Australian Mortgage Pre-Approval: Step-by-Step in 2026

Australian Mortgage Pre-Approval: Step-by-Step in 2026

Home Loans

Walking into auctions without pre-approval is how Australian buyers lose properties to better-prepared bidders. Getting pre-approved isn’t optional — and it’s free if you do it right.

What Pre-Approval Actually Is

Pre-approval (also called “conditional approval” or “approval in principle”) is a lender’s preliminary commitment that they’ll lend you up to a certain amount, subject to a satisfactory property valuation and final documentation.

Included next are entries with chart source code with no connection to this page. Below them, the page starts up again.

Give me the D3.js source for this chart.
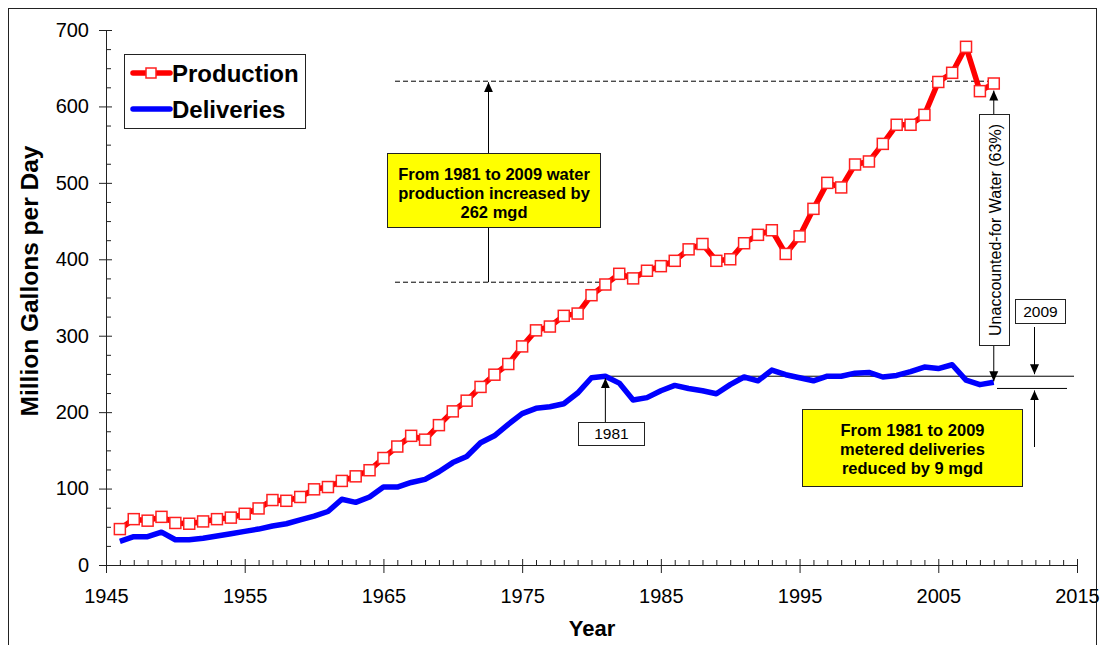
<!DOCTYPE html>
<html><head><meta charset="utf-8">
<script src="https://cdn.jsdelivr.net/npm/d3@7"></script>
<style>body{margin:0;background:#fff}svg{display:block;font-family:"Liberation Sans",Arial,sans-serif}</style>
</head><body>
<svg id="chart" width="1103" height="645"></svg>
<script>
const years = [1946,1947,1948,1949,1950,1951,1952,1953,1954,1955,1956,1957,1958,1959,1960,1961,1962,1963,1964,1965,1966,1967,1968,1969,1970,1971,1972,1973,1974,1975,1976,1977,1978,1979,1980,1981,1982,1983,1984,1985,1986,1987,1988,1989,1990,1991,1992,1993,1994,1995,1996,1997,1998,1999,2000,2001,2002,2003,2004,2005,2006,2007,2008,2009];
const production = [47,60,58,63,55,54,57,60,62,67,74,85,84,89,99,102,110,116,124,140,155,169,164,183,201,215,233,249,263,286,307,312,326,329,353,367,381,375,385,391,398,413,420,398,400,421,432,438,407,430,466,500,494,524,528,551,576,576,589,632,644,678,620,630];
const deliveries = [31,37,37,43,33,33,35,38,41,44,47,51,54,59,64,70,86,82,89,102,102,108,112,122,134,142,160,169,184,198,205,207,211,225,245,247,238,216,219,228,235,231,228,224,236,246,241,255,249,245,241,247,247,251,252,246,248,253,259,257,262,242,236,239];
const xTicks = [1945,1955,1965,1975,1985,1995,2005,2015];
const yTicks = [0,100,200,300,400,500,600,700];
const seriesNames = ["Production","Deliveries"];
const prodLow = 370, prodHigh = 633;      // 1981 and 2009 production reference levels
const delivHigh = 247, delivLow = 231;    // 1981 and 2009 delivery reference levels
const noteProd = ["From 1981 to 2009 water","production increased by","262 mgd"];
const noteDeliv = ["From 1981 to 2009","metered deliveries","reduced by 9 mgd"];
const noteUfw = "Unaccounted-for Water (63%)";

const svg = d3.select("#chart");
const x = d3.scaleLinear().domain([1945,2015]).range([106,1077]);
const y = d3.scaleLinear().domain([0,700]).range([565,30]);
const X0 = 106, Y0 = 565;
const FF = "Liberation Sans, Arial, sans-serif";

// frame
svg.append("rect").attr("x",8.5).attr("y",8.5).attr("width",1088).attr("height",700)
  .attr("fill","none").attr("stroke","#222").attr("stroke-width",1);

const defs = svg.append("defs");
defs.append("marker").attr("id","arr").attr("viewBox","-10 -5 10 10")
  .attr("refX",0).attr("refY",0).attr("markerWidth",10).attr("markerHeight",10)
  .attr("markerUnits","userSpaceOnUse").attr("orient","auto")
  .append("path").attr("d","M0,0 L-10,-4.5 L-10,4.5 Z").attr("fill","#000");

// y minor ticks
const yMinor = d3.range(25,700,25).filter(v=>v%100!==0);
svg.append("g").attr("transform",`translate(${X0},0)`)
  .call(d3.axisRight(y).tickValues(yMinor).tickSize(5).tickFormat(""))
  .call(g=>g.select(".domain").remove())
  .call(g=>g.selectAll("line").attr("stroke","#222"));
// y axis
svg.append("g").attr("transform",`translate(${X0},0)`)
  .call(d3.axisLeft(y).tickValues(yTicks).tickSize(7).tickPadding(10).tickSizeOuter(0))
  .call(g=>g.select(".domain").attr("stroke","#222"))
  .call(g=>g.selectAll(".tick line").attr("x1",6).attr("stroke","#222"))
  .call(g=>g.selectAll("text").attr("font-size",20).attr("fill","#000").attr("font-family",FF));
// x minor ticks
const xMinor = d3.range(1946,2015).filter(v=>v%10!==5);
svg.append("g").attr("transform",`translate(0,${Y0})`)
  .call(d3.axisTop(x).tickValues(xMinor).tickSize(5).tickFormat(""))
  .call(g=>g.select(".domain").remove())
  .call(g=>g.selectAll("line").attr("stroke","#222"));
svg.append("g").attr("transform",`translate(0,${Y0})`)
  .call(d3.axisBottom(x).tickValues(xTicks).tickSize(8).tickPadding(16).tickSizeOuter(0).tickFormat(d3.format("d")))
  .call(g=>g.select(".domain").attr("stroke","#222"))
  .call(g=>g.selectAll(".tick line").attr("y1",-6).attr("stroke","#222"))
  .call(g=>g.selectAll("text").attr("font-size",20).attr("fill","#000").attr("font-family",FF));

// axis titles
svg.append("text").attr("transform","translate(38,281) rotate(-90)").attr("text-anchor","middle")
  .attr("font-size",24.5).attr("font-weight","bold").text("Million Gallons per Day");
svg.append("text").attr("x",592).attr("y",636).attr("text-anchor","middle")
  .attr("font-size",22).attr("font-weight","bold").text("Year");

// annotations: production dashed references
svg.append("line").attr("x1",395).attr("x2",x(2009)+4).attr("y1",y(prodHigh)).attr("y2",y(prodHigh))
  .attr("stroke","#000").attr("stroke-dasharray","5,3").attr("stroke-width",1);
svg.append("line").attr("x1",395).attr("x2",x(1981)).attr("y1",y(prodLow)).attr("y2",y(prodLow))
  .attr("stroke","#000").attr("stroke-dasharray","5,3").attr("stroke-width",1);
svg.append("line").attr("x1",488.5).attr("x2",488.5).attr("y1",y(prodLow)).attr("y2",y(prodHigh)+1)
  .attr("stroke","#000").attr("stroke-width",1).attr("marker-end","url(#arr)");
// yellow box 1
svg.append("rect").attr("x",387.5).attr("y",153.5).attr("width",213).attr("height",74)
  .attr("fill","#ffff00").attr("stroke","#222");
svg.append("g").selectAll("text").data(noteProd).join("text")
  .attr("x",494).attr("y",(d,i)=>174+i*19).attr("dy","0.35em").attr("text-anchor","middle")
  .attr("font-size",16.5).attr("font-weight","bold").text(d=>d);

// deliveries reference lines
svg.append("line").attr("x1",x(1981)).attr("x2",1074).attr("y1",y(delivHigh)).attr("y2",y(delivHigh))
  .attr("stroke","#000").attr("stroke-width",1);
svg.append("line").attr("x1",997).attr("x2",1067).attr("y1",y(delivLow)).attr("y2",y(delivLow))
  .attr("stroke","#000").attr("stroke-width",1);

// series
const prodData = years.map((yr,i)=>({yr,v:production[i]}));
const delData = years.map((yr,i)=>({yr,v:deliveries[i]}));
const line = d3.line().x(d=>x(d.yr)).y(d=>y(d.v));
svg.append("path").datum(delData).attr("d",line).attr("fill","none")
  .attr("stroke","#0000ff").attr("stroke-width",5.5).attr("stroke-linejoin","round");
svg.append("path").datum(prodData).attr("d",line).attr("fill","none")
  .attr("stroke","#ff0000").attr("stroke-width",5.5).attr("stroke-linejoin","round");
svg.append("g").selectAll("rect").data(prodData).join("rect")
  .attr("x",d=>x(d.yr)-5.5).attr("y",d=>y(d.v)-5.5).attr("width",11).attr("height",11)
  .attr("fill","#fff").attr("stroke","#ff2020").attr("stroke-width",1.5);

// 1981 label + arrow
svg.append("line").attr("x1",x(1981)).attr("x2",x(1981)).attr("y1",422).attr("y2",y(delivHigh)+2)
  .attr("stroke","#000").attr("marker-end","url(#arr)");
svg.append("rect").attr("x",578.5).attr("y",422.5).attr("width",66).attr("height",23)
  .attr("fill","#fff").attr("stroke","#222");
svg.append("text").attr("x",611.5).attr("y",434).attr("dy","0.35em").attr("text-anchor","middle")
  .attr("font-size",15.5).text("1981");

// 2009 label + arrows
svg.append("rect").attr("x",1015.5).attr("y",299.5).attr("width",50).attr("height",24)
  .attr("fill","#fff").attr("stroke","#222");
svg.append("text").attr("x",1040.5).attr("y",311.5).attr("dy","0.35em").attr("text-anchor","middle")
  .attr("font-size",15.5).text("2009");
svg.append("line").attr("x1",1034.5).attr("x2",1034.5).attr("y1",327).attr("y2",y(delivHigh)-2)
  .attr("stroke","#000").attr("marker-end","url(#arr)");
svg.append("line").attr("x1",1034.5).attr("x2",1034.5).attr("y1",447).attr("y2",y(delivLow)+2)
  .attr("stroke","#000").attr("marker-end","url(#arr)");

// yellow box 2
svg.append("rect").attr("x",802.5).attr("y",409.5).attr("width",220).attr("height",77)
  .attr("fill","#ffff00").attr("stroke","#222");
svg.append("g").selectAll("text").data(noteDeliv).join("text")
  .attr("x",912.5).attr("y",(d,i)=>430+i*19).attr("dy","0.35em").attr("text-anchor","middle")
  .attr("font-size",16.5).attr("font-weight","bold").text(d=>d);

// Unaccounted-for water box
const xu = x(2009);
svg.append("line").attr("x1",xu).attr("x2",xu).attr("y1",114).attr("y2",y(production[63])+7)
  .attr("stroke","#000").attr("marker-end","url(#arr)");
svg.append("line").attr("x1",xu).attr("x2",xu).attr("y1",346).attr("y2",y(deliveries[63])-1)
  .attr("stroke","#000").attr("marker-end","url(#arr)");
svg.append("rect").attr("x",979.5).attr("y",114.5).attr("width",30).attr("height",231)
  .attr("fill","#fff").attr("stroke","#222");
svg.append("text").attr("transform",`translate(995,230) rotate(-90)`).attr("dy","0.35em")
  .attr("text-anchor","middle").attr("font-size",16).text(noteUfw);

// legend
const lg = svg.append("g");
lg.append("rect").attr("x",124.5).attr("y",54.5).attr("width",181).attr("height",74)
  .attr("fill","#fff").attr("stroke","#222");
lg.append("line").attr("x1",133).attr("x2",170).attr("y1",73).attr("y2",73)
  .attr("stroke","#ff0000").attr("stroke-width",5.5).attr("stroke-linecap","round");
lg.append("rect").attr("x",146).attr("y",68).attr("width",10).attr("height",10)
  .attr("fill","#fff").attr("stroke","#ff2020").attr("stroke-width",1.5);
lg.append("line").attr("x1",133).attr("x2",170).attr("y1",109).attr("y2",109)
  .attr("stroke","#0000ff").attr("stroke-width",5.5).attr("stroke-linecap","round");
lg.selectAll("text.lt").data(seriesNames).join("text").attr("class","lt")
  .attr("x",172).attr("y",(d,i)=>73+i*36).attr("dy","0.36em")
  .attr("font-size",24).attr("font-weight","bold").text(d=>d);
</script>
</body></html>
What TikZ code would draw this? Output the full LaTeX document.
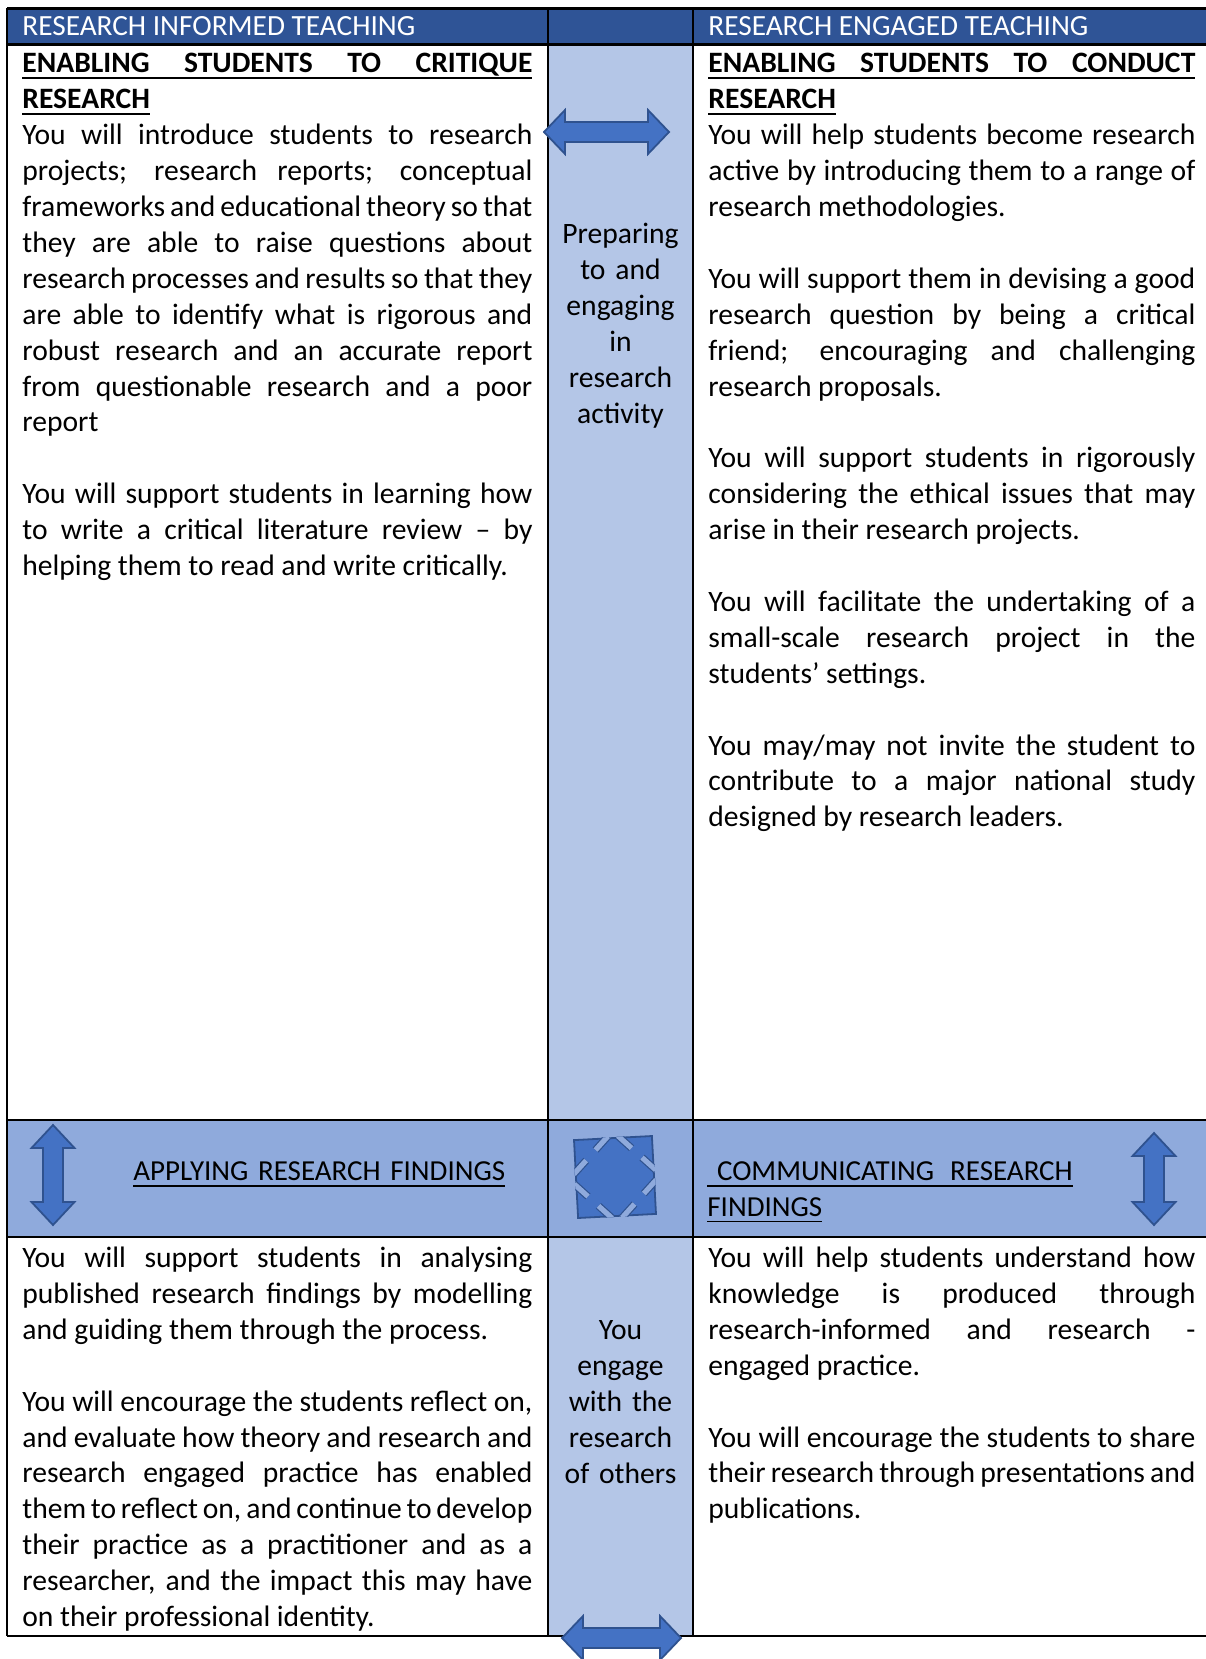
\documentclass[tikz,border=0pt]{standalone}
\usepackage{fontspec}
\setmainfont{Carlito}
\usetikzlibrary{positioning}

\definecolor{headblue}{HTML}{2F5496}
\definecolor{colblue}{HTML}{B4C6E7}
\definecolor{bandblue}{HTML}{8FAADC}
\definecolor{shapeblue}{HTML}{4472C4}
\definecolor{shapeedge}{HTML}{2F528F}

% underline that also runs under the spaces
\newcommand{\uln}[1]{\leavevmode\setbox0=\hbox{#1}\rlap{\rule[-3pt]{\wd0}{0.95pt}}\box0}
\newcommand{\spreadline}[1]{\uln{\hbox to\hsize{#1}}}
\newcommand{\gap}{\par\vspace{\baselineskip}}

\begin{document}
\begin{tikzpicture}[
    x=0.5pt, y=-0.5pt,
    cell text/.style={anchor=north west, inner sep=0pt, align=justify,
        font=\fontsize{14.8}{17.95}\selectfont,
        execute at begin node={\tolerance=10000\hyphenpenalty=10000\exhyphenpenalty=10000\strut}},
    left text/.style={cell text, text width=255pt},
    right text/.style={cell text, text width=243.5pt},
    mid text/.style={cell text, anchor=north, align=center, text width=68pt},
    band text/.style={cell text, align=left, text width=210pt,
        font=\fontsize{14.5}{17.95}\selectfont},
    head text/.style={anchor=base west, inner sep=0pt, text=white,
        font=\fontsize{14.65}{17.95}\selectfont},
    grid line/.style={line width=1.2pt},
    arrow shape/.style={fill=shapeblue, draw=shapeedge, line width=0.9pt, line join=miter},
    notch/.style={draw=shapeedge, double=bandblue, double distance=2.6pt, line width=0.6pt}
]

\useasboundingbox (0,0) rectangle (1205,1659);
\fill[white] (0,0) rectangle (1205,1659);

% Fills
\fill[headblue] (7,8.5) rectangle (1212,44.4);
\fill[colblue] (548,44.4) rectangle (693,1636);
\fill[bandblue] (7,1120) rectangle (1212,1237);

% Grid
\draw[grid line] (7,8.5) -- (1212,8.5);
\draw[grid line] (7,44.4) -- (1212,44.4);
\draw[grid line] (7,1120) -- (1212,1120);
\draw[grid line] (7,1237) -- (1212,1237);
\draw[grid line] (7,1636) -- (1212,1636);
\draw[grid line] (7,8.5) -- (7,1636);
\draw[grid line] (548,8.5) -- (548,1636);
\draw[grid line] (693,8.5) -- (693,1636);

% Header row
\node[head text] (informed) at (22,35.5) {RESEARCH INFORMED TEACHING};
\node[head text] (engaged) at (708,35.5) {RESEARCH ENGAGED TEACHING};

% Top cells
\node[left text] (critique) at (22,47.4) {%
\textbf{\spreadline{ENABLING\hfill STUDENTS\hfill TO\hfill CRITIQUE}}\par
\textbf{\uln{RESEARCH}}\par
You will introduce students to research\linebreak
projects; research reports; conceptual\linebreak
frameworks and educational theory so that\linebreak
they are able to raise questions about\linebreak
research processes and results so that they\linebreak
are able to identify what is rigorous and\linebreak
robust research and an accurate report\linebreak
from questionable research and a poor\linebreak
report\gap
You will support students in learning how\linebreak
to write a critical literature review -- by\linebreak
helping them to read and write critically.};

\node[mid text] (preparing) at (620.5,218) {Preparing\\to and\\engaging\\in\\research\\activity};

\node[right text] (conduct) at (708,47.4) {%
\textbf{\spreadline{ENABLING\hfill STUDENTS\hfill TO\hfill CONDUCT}}\par
\textbf{\uln{RESEARCH}}\par
You will help students become research\linebreak
active by introducing them to a range of\linebreak
research methodologies.\gap
You will support them in devising a good\linebreak
research question by being a critical\linebreak
friend; encouraging and challenging\linebreak
research proposals.\gap
You will support students in rigorously\linebreak
considering the ethical issues that may\linebreak
arise in their research projects.\gap
You will facilitate the undertaking of a\linebreak
small-scale research project in the\linebreak
students’ settings.\gap
You may/may not invite the student to\linebreak
contribute to a major national study\linebreak
designed by research leaders.};

% Band row
\node[band text] (applying) at (133,1155) {\uln{APPLYING RESEARCH FINDINGS}};
\node[band text] (communicating) at (707,1155) {\uln{\ COMMUNICATING\hspace{8pt}RESEARCH}\\\uln{FINDINGS}};

% Bottom cells
\node[left text] (analysing) at (22,1242) {%
You will support students in analysing\linebreak
published research findings by modelling\linebreak
and guiding them through the process.\gap
You will encourage the students reflect on,\linebreak
and evaluate how theory and research and\linebreak
research engaged practice has enabled\linebreak
them to reflect on, and continue to develop\linebreak
their practice as a practitioner and as a\linebreak
researcher, and the impact this may have\linebreak
on their professional identity.};

\node[mid text] (others) at (620.5,1314) {You\\engage\\with the\\research\\of others};

\node[right text] (sharing) at (708,1242) {%
You will help students understand how\linebreak
knowledge is produced through\linebreak
research-informed and research -\linebreak
engaged practice.\gap
You will encourage the students to share\linebreak
their research through presentations and\linebreak
publications.};

% Block arrows
\draw[arrow shape] (544,132) -- (565,110) -- (565,122) -- (648,122) -- (648,110) -- (669,132)
    -- (648,154) -- (648,142) -- (565,142) -- (565,154) -- cycle;
\draw[arrow shape] (562,1638) -- (583,1616) -- (583,1628) -- (660,1628) -- (660,1616) -- (681,1638)
    -- (660,1660) -- (660,1648) -- (583,1648) -- (583,1660) -- cycle;
\draw[arrow shape] (53,1125) -- (74.5,1148) -- (63,1148) -- (63,1202) -- (74.5,1202) -- (53,1225)
    -- (31.5,1202) -- (43,1202) -- (43,1148) -- (31.5,1148) -- cycle;
\draw[arrow shape] (1154,1133) -- (1175.5,1156) -- (1164,1156) -- (1164,1202) -- (1175.5,1202) -- (1154,1225)
    -- (1132.5,1202) -- (1144,1202) -- (1144,1156) -- (1132.5,1156) -- cycle;

% Expand icon
\begin{scope}[shift={(615,1177)}, rotate=3]
\draw[arrow shape] (-39,-39) rectangle (39,39);
\clip (-40.2,-40.2) rectangle (40.2,40.2);
\draw[notch] (-18,-28) -- (-5,-41) (5,-41) -- (18,-28);
\draw[notch] (-18,28) -- (-5,41) (5,41) -- (18,28);
\draw[notch] (-28,-18) -- (-41,-5) (-41,5) -- (-28,18);
\draw[notch] (28,-18) -- (41,-5) (41,5) -- (28,18);
\end{scope}
\end{tikzpicture}
\end{document}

It’s not a binding loan offer — but it tells you:

  • Your realistic borrowing capacity
  • Which lenders will work with your profile
  • That you’re a serious bidder at auction

Documents You’ll Need

  • Last 2 payslips (more if commission-heavy income)
  • 3 months of bank statements for all transaction accounts
  • Statement of liabilities: credit cards, BNPL, personal loans, HECS
  • ID: driver’s licence + passport or Medicare card
  • Tax assessment notice from the last financial year
  • Rental ledger if you’re a current tenant

The 5-Step Process

  1. Calculate your budget yourself first using a serviceability calculator
  2. Pre-qualify with a broker (soft inquiry, no credit hit)
  3. Submit formal application to 1–2 chosen lenders
  4. Receive pre-approval letter (typically valid 3–6 months)
  5. Renew if expired — no penalty, just resubmit recent docs

What Lenders Actually Check

  • Income stability — minimum 3–6 months continuous employment
  • Living expenses — they compare to HEM (Household Expenditure Measure) benchmarks
  • Debts — credit limits count, not just balances
  • Genuine savings — 5%+ deposit accumulated over 3+ months at minimum
  • Credit file — Comprehensive Credit Reporting captures missed payments

Pre-Approval Mistakes

  • Applying with 4+ lenders simultaneously → multiple hard inquiries hurt your score
  • Changing jobs during the pre-approval window → most lenders need 3 months in role
  • Buying a car or new credit card after pre-approval → reduces serviceability, may invalidate
  • Letting it expire without renewal → bidding without approval is a rookie mistake

💡 Pro Tip: Get pre-approved for 10–15% more than your target. Gives you margin if your dream property comes in above expectations.